Take the listing from its first line through the line that contains "0.001, 0.0005, 0.0]" and please retype those lines exactly, leaving out the pictures.
※ ※ ※
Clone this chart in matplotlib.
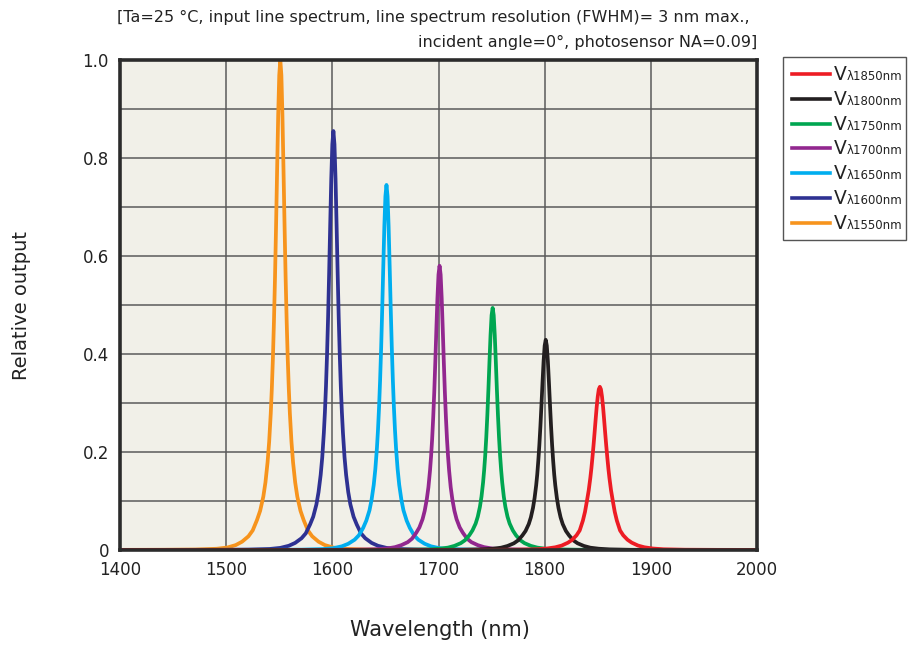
import matplotlib
matplotlib.use("Agg")
import matplotlib.pyplot as plt
from matplotlib.lines import Line2D
from matplotlib.patches import Rectangle

plt.rcParams['font.family'] = ['DejaVu Sans']

# ---- data ----
wl_1550 = [1400, 1441, 1471, 1491, 1501, 1509, 1515, 1521, 1525, 1529, 1532, 1535, 1537, 1539, 1540.5,
           1542, 1543, 1544, 1545, 1546, 1547, 1548, 1549, 1550, 1551,
           1552, 1553, 1554, 1555, 1556, 1557, 1558, 1559, 1560, 1561.5, 1563, 1565, 1567, 1570, 1573,
           1577, 1581, 1587, 1593, 1601, 1611, 1631, 1661, 2000]
v_1550 = [0.0003, 0.0005, 0.001, 0.0025, 0.005, 0.010, 0.017, 0.028, 0.040, 0.061, 0.080, 0.109, 0.138,
          0.179, 0.221, 0.279, 0.329, 0.390, 0.466, 0.556, 0.662, 0.777, 0.887, 0.969, 1.0,
          0.969, 0.887, 0.777, 0.662, 0.556, 0.466, 0.390, 0.329, 0.279, 0.221, 0.179, 0.138, 0.109,
          0.080, 0.061, 0.040, 0.028, 0.017, 0.010, 0.005, 0.0025, 0.001, 0.0005, 0.0]

wl_1600 = [1400, 1491, 1521, 1541, 1551, 1559, 1565, 1571, 1575, 1579, 1582, 1585, 1587, 1589, 1590.5,
           1592, 1593, 1594, 1595, 1596, 1597, 1598, 1599, 1600, 1601,
           1602, 1603, 1604, 1605, 1606, 1607, 1608, 1609, 1610, 1611.5, 1613, 1615, 1617, 1620, 1623,
           1627, 1631, 1637, 1643, 1651, 1661, 1681, 1711, 2000]
v_1600 = [0.0002, 0.0004, 0.0009, 0.0021, 0.0043, 0.0086, 0.0145, 0.024, 0.034, 0.052, 0.068, 0.093,
          0.118, 0.153, 0.189, 0.239, 0.281, 0.333, 0.398, 0.475, 0.566, 0.664, 0.758, 0.828, 0.855,
          0.828, 0.758, 0.664, 0.566, 0.475, 0.398, 0.333, 0.281, 0.239, 0.189, 0.153, 0.118, 0.093,
          0.068, 0.052, 0.034, 0.024, 0.0145, 0.0086, 0.0043, 0.0021, 0.0009, 0.0004, 0.0]

wl_1650 = [1400, 1541, 1571, 1591, 1601, 1609, 1615, 1621, 1625, 1629, 1632, 1635, 1637, 1639, 1640.5,
           1642, 1643, 1644, 1645, 1646, 1647, 1648, 1649, 1650, 1651,
           1652, 1653, 1654, 1655, 1656, 1657, 1658, 1659, 1660, 1661.5, 1663, 1665, 1667, 1670, 1673,
           1677, 1681, 1687, 1693, 1701, 1711, 1731, 1761, 2000]
v_1650 = [0.0001, 0.0004, 0.0007, 0.0019, 0.0037, 0.0075, 0.0127, 0.021, 0.030, 0.045, 0.060, 0.081,
          0.103, 0.133, 0.165, 0.208, 0.245, 0.291, 0.347, 0.414, 0.493, 0.579, 0.661, 0.722, 0.745,
          0.722, 0.661, 0.579, 0.493, 0.414, 0.347, 0.291, 0.245, 0.208, 0.165, 0.133, 0.103, 0.081,
          0.060, 0.045, 0.030, 0.021, 0.0127, 0.0075, 0.0037, 0.0019, 0.0007, 0.0004, 0.0001]

wl_1700 = [1400, 1591, 1621, 1641, 1651, 1659, 1665, 1671, 1675, 1679, 1682, 1685, 1687, 1689, 1690.5,
           1692, 1693, 1694, 1695, 1696, 1697, 1698, 1699, 1700, 1701,
           1702, 1703, 1704, 1705, 1706, 1707, 1708, 1709, 1710, 1711.5, 1713, 1715, 1717, 1720, 1723,
           1727, 1731, 1737, 1743, 1751, 1761, 1781, 1811, 2000]
v_1700 = [0.0001, 0.0003, 0.0006, 0.0015, 0.0029, 0.0058, 0.0099, 0.016, 0.023, 0.035, 0.046, 0.063,
          0.080, 0.104, 0.128, 0.162, 0.191, 0.226, 0.270, 0.322, 0.384, 0.451, 0.514, 0.562, 0.58,
          0.562, 0.514, 0.451, 0.384, 0.322, 0.270, 0.226, 0.191, 0.162, 0.128, 0.104, 0.080, 0.063,
          0.046, 0.035, 0.023, 0.016, 0.0099, 0.0058, 0.0029, 0.0015, 0.0006, 0.0003, 0.0001]

wl_1750 = [1400, 1641, 1671, 1691, 1701, 1709, 1715, 1721, 1725, 1729, 1732, 1735, 1737, 1739, 1740.5,
           1742, 1743, 1744, 1745, 1746, 1747, 1748, 1749, 1750, 1751,
           1752, 1753, 1754, 1755, 1756, 1757, 1758, 1759, 1760, 1761.5, 1763, 1765, 1767, 1770, 1773,
           1777, 1781, 1787, 1793, 1801, 1811, 1831, 1861, 2000]
v_1750 = [0.0001, 0.0002, 0.0005, 0.0012, 0.0025, 0.0049, 0.0084, 0.014, 0.020, 0.030, 0.040, 0.054,
          0.068, 0.088, 0.109, 0.138, 0.163, 0.193, 0.230, 0.275, 0.327, 0.384, 0.438, 0.479, 0.494,
          0.479, 0.438, 0.384, 0.327, 0.275, 0.230, 0.193, 0.163, 0.138, 0.109, 0.088, 0.068, 0.054,
          0.040, 0.030, 0.020, 0.014, 0.0084, 0.0049, 0.0025, 0.0012, 0.0005, 0.0002, 0.0001]

wl_1800 = [1400, 1691, 1721, 1741, 1751, 1759, 1765, 1771, 1775, 1779, 1782, 1785, 1787, 1789, 1790.5,
           1792, 1793, 1794, 1795, 1796, 1797, 1798, 1799, 1800, 1801,
           1802, 1803, 1804, 1805, 1806, 1807, 1808, 1809, 1810, 1811.5, 1813, 1815, 1817, 1820, 1823,
           1827, 1831, 1837, 1843, 1851, 1861, 1881, 1911, 2000]
v_1800 = [0.0001, 0.0002, 0.0004, 0.0013, 0.0026, 0.0047, 0.0082, 0.0137, 0.0197, 0.0297, 0.0389,
          0.0529, 0.0666, 0.086, 0.106, 0.132, 0.154, 0.182, 0.2145, 0.253, 0.297, 0.343, 0.386, 0.417,
          0.429,
          0.417, 0.386, 0.343, 0.297, 0.253, 0.2145, 0.182, 0.154, 0.132, 0.106, 0.086, 0.0666, 0.0529,
          0.0389, 0.0297, 0.0197, 0.0137, 0.0082, 0.0047, 0.0026, 0.0013, 0.0004, 0.0002, 0.0001]

wl_1850 = [1400, 1742, 1772, 1792, 1802, 1810, 1816, 1822, 1826, 1830, 1833, 1836, 1838, 1840, 1841.5,
           1843, 1844, 1845, 1846, 1847, 1848, 1849, 1850, 1851, 1852,
           1853, 1854, 1855, 1856, 1857, 1858, 1859, 1860, 1861, 1862.5, 1864, 1866, 1868, 1871, 1874,
           1878, 1882, 1888, 1894, 1902, 1912, 1932, 1962, 2000]
v_1850 = [0.0001, 0.0003, 0.0006, 0.0015, 0.003, 0.0055, 0.009, 0.015, 0.021, 0.030, 0.040, 0.060,
          0.078, 0.1025, 0.122, 0.147, 0.1665, 0.189, 0.213, 0.239, 0.266, 0.292, 0.313, 0.328, 0.333,
          0.328, 0.313, 0.292, 0.266, 0.239, 0.213, 0.189, 0.1665, 0.147, 0.122, 0.1025, 0.078, 0.060,
          0.040, 0.030, 0.021, 0.015, 0.009, 0.0055, 0.003, 0.0015, 0.0006, 0.0003, 0.0002]

legend_labels = ["1850nm", "1800nm", "1750nm", "1700nm", "1650nm", "1600nm", "1550nm"]
series_wl = [wl_1850, wl_1800, wl_1750, wl_1700, wl_1650, wl_1600, wl_1550]
series_v = [v_1850, v_1800, v_1750, v_1700, v_1650, v_1600, v_1550]
colors = ["#ed1c24", "#231f20", "#00a651", "#92278f", "#00aeef", "#2e3192", "#f7941d"]

xticks = [1400, 1500, 1600, 1700, 1800, 1900, 2000]
yticks = [0, 0.2, 0.4, 0.6, 0.8, 1.0]
yticklabels = ["0", "0.2", "0.4", "0.6", "0.8", "1.0"]

# ---- figure ----
W, H = 908, 646
fig = plt.figure(figsize=(W / 100, H / 100), dpi=100)
ax = fig.add_axes([120 / W, 1 - 550 / H, 637 / W, 490 / H])
ax.set_facecolor("#f1f0e8")

for wl, v, c in zip(series_wl[::-1], series_v[::-1], colors[::-1]):
    ax.plot(wl, v, color=c, lw=2.7, zorder=3, solid_joinstyle='round')

ax.set_xlim(1400, 2000)
ax.set_ylim(0, 1.0)
ax.set_xticks(xticks)
ax.set_yticks(yticks)
ax.set_yticklabels(yticklabels)
ax.set_yticks([0.1, 0.3, 0.5, 0.7, 0.9], minor=True)
ax.grid(True, which='both', color="#5a5a5a", lw=1.1, zorder=1)
ax.tick_params(which='both', length=0, labelsize=12, pad=8, colors="#222222")
for s in ax.spines.values():
    s.set_color("#2b2b2b")
    s.set_linewidth(2.6)
    s.set_zorder(4)

fig.text(440 / W, 1 - 630 / H, "Wavelength (nm)", ha='center', va='center', fontsize=15, color="#222222")
fig.text(22 / W, 1 - 305 / H, "Relative output", ha='center', va='center', rotation=90, fontsize=14, color="#222222")

fig.text(117 / W, 1 - 17 / H,
         "[Ta=25 \u00b0C, input line spectrum, line spectrum resolution (FWHM)= 3 nm max.,",
         ha='left', va='center', fontsize=11.5, color="#222222")
fig.text(757 / W, 1 - 42 / H,
         "incident angle=0\u00b0, photosensor NA=0.09]",
         ha='right', va='center', fontsize=11.5, color="#222222")

# ---- legend (outside right) ----
fig.patches.append(Rectangle((783 / W, 1 - 240 / H), 123 / W, 183 / H, transform=fig.transFigure,
                             facecolor='white', edgecolor='#555555', lw=1.0))
for i, (lab, c) in enumerate(zip(legend_labels, colors)):
    yp = 1 - (74 + 24.8 * i) / H
    fig.add_artist(Line2D([792 / W, 830 / W], [yp, yp], color=c, lw=2.6, transform=fig.transFigure))
    fig.text(834 / W, yp - 6 / H, "V", ha='left', va='baseline', fontsize=13.5, color="#222222")
    fig.text(847 / W, yp - 6 / H, "\u03bb" + lab, ha='left', va='baseline', fontsize=8.5, color="#222222")

fig.savefig("out.png", dpi=100)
※ ※ ※
■ **Expected answer**:
Clone this chart in matplotlib.
import matplotlib
matplotlib.use("Agg")
import matplotlib.pyplot as plt
from matplotlib.lines import Line2D
from matplotlib.patches import Rectangle

plt.rcParams['font.family'] = ['DejaVu Sans']

# ---- data ----
wl_1550 = [1400, 1441, 1471, 1491, 1501, 1509, 1515, 1521, 1525, 1529, 1532, 1535, 1537, 1539, 1540.5,
           1542, 1543, 1544, 1545, 1546, 1547, 1548, 1549, 1550, 1551,
           1552, 1553, 1554, 1555, 1556, 1557, 1558, 1559, 1560, 1561.5, 1563, 1565, 1567, 1570, 1573,
           1577, 1581, 1587, 1593, 1601, 1611, 1631, 1661, 2000]
v_1550 = [0.0003, 0.0005, 0.001, 0.0025, 0.005, 0.010, 0.017, 0.028, 0.040, 0.061, 0.080, 0.109, 0.138,
          0.179, 0.221, 0.279, 0.329, 0.390, 0.466, 0.556, 0.662, 0.777, 0.887, 0.969, 1.0,
          0.969, 0.887, 0.777, 0.662, 0.556, 0.466, 0.390, 0.329, 0.279, 0.221, 0.179, 0.138, 0.109,
          0.080, 0.061, 0.040, 0.028, 0.017, 0.010, 0.005, 0.0025, 0.001, 0.0005, 0.0]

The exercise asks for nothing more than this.